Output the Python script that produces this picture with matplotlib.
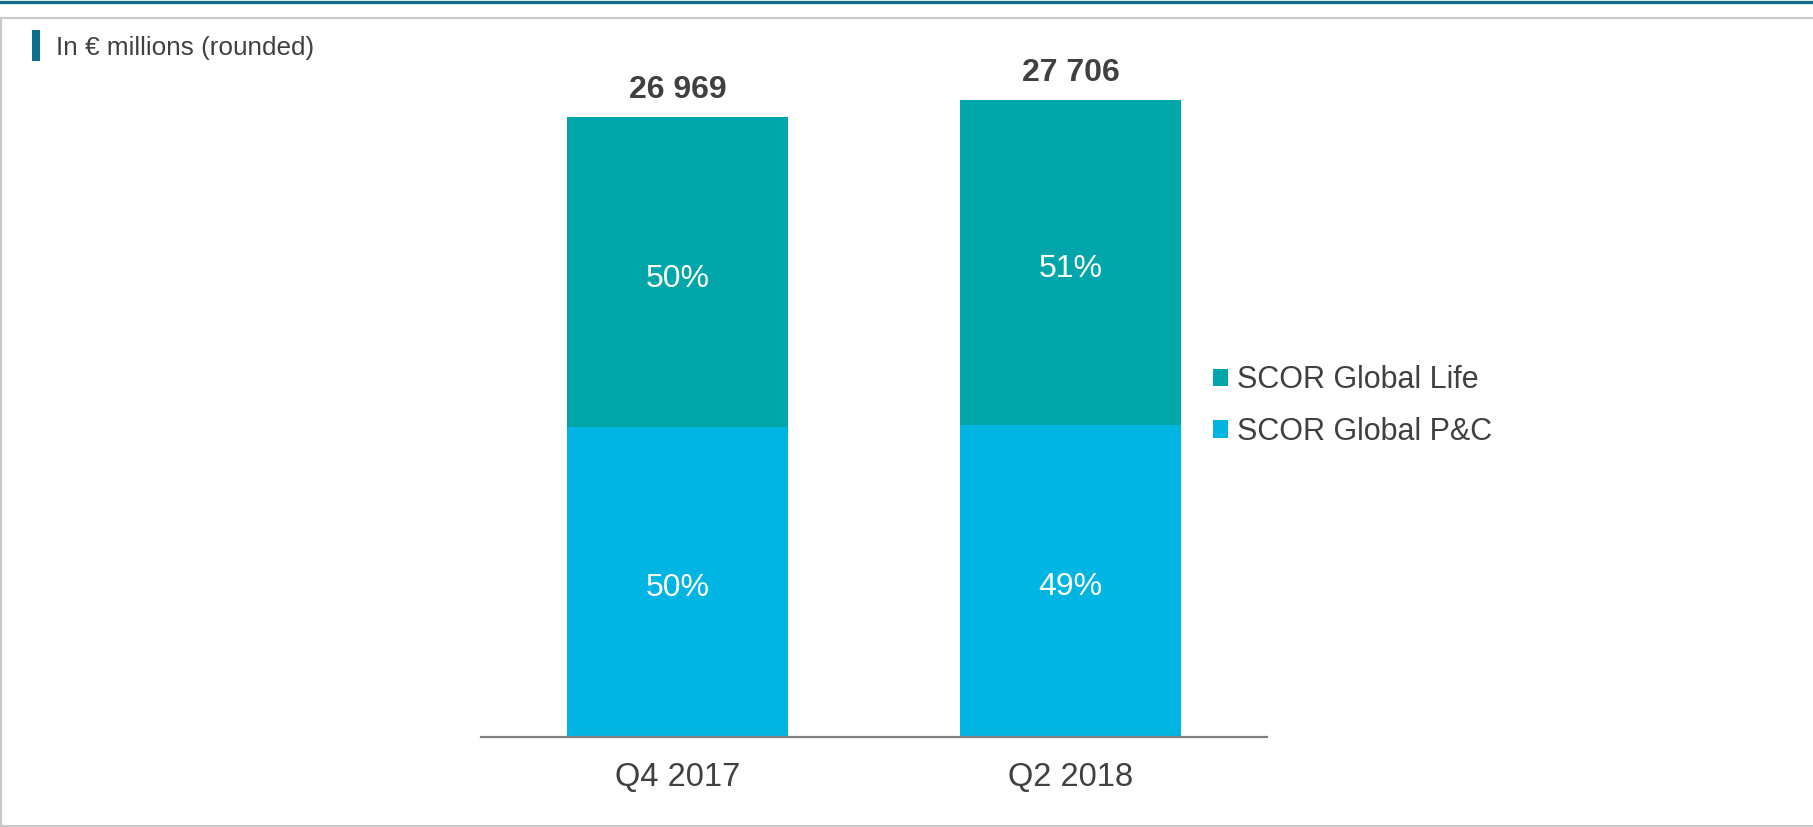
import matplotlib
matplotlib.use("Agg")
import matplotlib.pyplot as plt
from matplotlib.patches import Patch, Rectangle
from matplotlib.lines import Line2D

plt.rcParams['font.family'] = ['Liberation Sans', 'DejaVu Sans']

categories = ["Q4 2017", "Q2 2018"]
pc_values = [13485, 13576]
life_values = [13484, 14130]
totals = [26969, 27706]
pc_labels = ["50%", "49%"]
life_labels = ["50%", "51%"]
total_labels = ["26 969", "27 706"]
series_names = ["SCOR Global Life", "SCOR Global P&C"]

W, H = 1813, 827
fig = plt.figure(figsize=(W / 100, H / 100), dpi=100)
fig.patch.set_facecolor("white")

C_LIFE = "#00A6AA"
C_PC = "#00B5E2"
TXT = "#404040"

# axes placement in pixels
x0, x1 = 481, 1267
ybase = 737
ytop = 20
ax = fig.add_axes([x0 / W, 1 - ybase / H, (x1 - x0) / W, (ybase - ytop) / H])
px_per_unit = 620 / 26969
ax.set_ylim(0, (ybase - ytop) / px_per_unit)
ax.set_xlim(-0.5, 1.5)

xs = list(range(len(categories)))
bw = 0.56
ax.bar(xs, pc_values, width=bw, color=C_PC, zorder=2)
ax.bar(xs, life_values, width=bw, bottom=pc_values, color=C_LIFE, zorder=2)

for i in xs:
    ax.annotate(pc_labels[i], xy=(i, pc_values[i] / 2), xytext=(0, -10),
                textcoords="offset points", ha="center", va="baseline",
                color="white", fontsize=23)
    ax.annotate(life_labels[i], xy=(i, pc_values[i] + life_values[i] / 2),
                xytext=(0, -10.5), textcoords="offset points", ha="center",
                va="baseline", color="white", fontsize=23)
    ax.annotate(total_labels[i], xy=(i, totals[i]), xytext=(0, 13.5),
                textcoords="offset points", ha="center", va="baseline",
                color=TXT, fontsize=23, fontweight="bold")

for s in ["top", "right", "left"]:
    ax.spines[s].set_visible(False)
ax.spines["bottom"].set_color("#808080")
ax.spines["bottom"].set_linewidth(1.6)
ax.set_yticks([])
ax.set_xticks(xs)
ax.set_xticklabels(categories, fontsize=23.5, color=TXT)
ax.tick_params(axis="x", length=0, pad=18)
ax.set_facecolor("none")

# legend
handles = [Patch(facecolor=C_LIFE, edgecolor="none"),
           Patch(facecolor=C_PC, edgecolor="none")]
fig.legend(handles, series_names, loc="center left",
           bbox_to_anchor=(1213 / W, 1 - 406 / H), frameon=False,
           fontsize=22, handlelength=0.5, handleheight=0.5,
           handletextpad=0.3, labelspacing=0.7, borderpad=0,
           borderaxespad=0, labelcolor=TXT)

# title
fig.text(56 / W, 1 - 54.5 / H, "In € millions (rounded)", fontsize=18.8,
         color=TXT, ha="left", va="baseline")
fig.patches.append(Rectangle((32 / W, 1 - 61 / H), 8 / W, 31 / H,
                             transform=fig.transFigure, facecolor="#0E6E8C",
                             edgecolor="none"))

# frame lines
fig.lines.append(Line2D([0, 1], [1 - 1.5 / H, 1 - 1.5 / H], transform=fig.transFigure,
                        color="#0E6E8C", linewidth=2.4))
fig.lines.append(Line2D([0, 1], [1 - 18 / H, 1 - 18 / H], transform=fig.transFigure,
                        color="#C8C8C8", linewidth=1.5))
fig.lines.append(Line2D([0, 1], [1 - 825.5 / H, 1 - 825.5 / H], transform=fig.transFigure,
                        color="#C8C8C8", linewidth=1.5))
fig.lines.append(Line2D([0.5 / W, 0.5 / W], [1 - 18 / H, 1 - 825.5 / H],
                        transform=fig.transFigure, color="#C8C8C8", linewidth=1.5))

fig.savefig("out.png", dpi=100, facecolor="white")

..........

= Given problem =
Give again, word for word, every line from the top of the data through the line with "plt.rcParams['font.family'] = ['Liberation", both ends included, and exclude the pictures.

= Task solution =
Output the Python script that produces this picture with matplotlib.
import matplotlib
matplotlib.use("Agg")
import matplotlib.pyplot as plt
from matplotlib.patches import Patch, Rectangle
from matplotlib.lines import Line2D

plt.rcParams['font.family'] = ['Liberation Sans', 'DejaVu Sans']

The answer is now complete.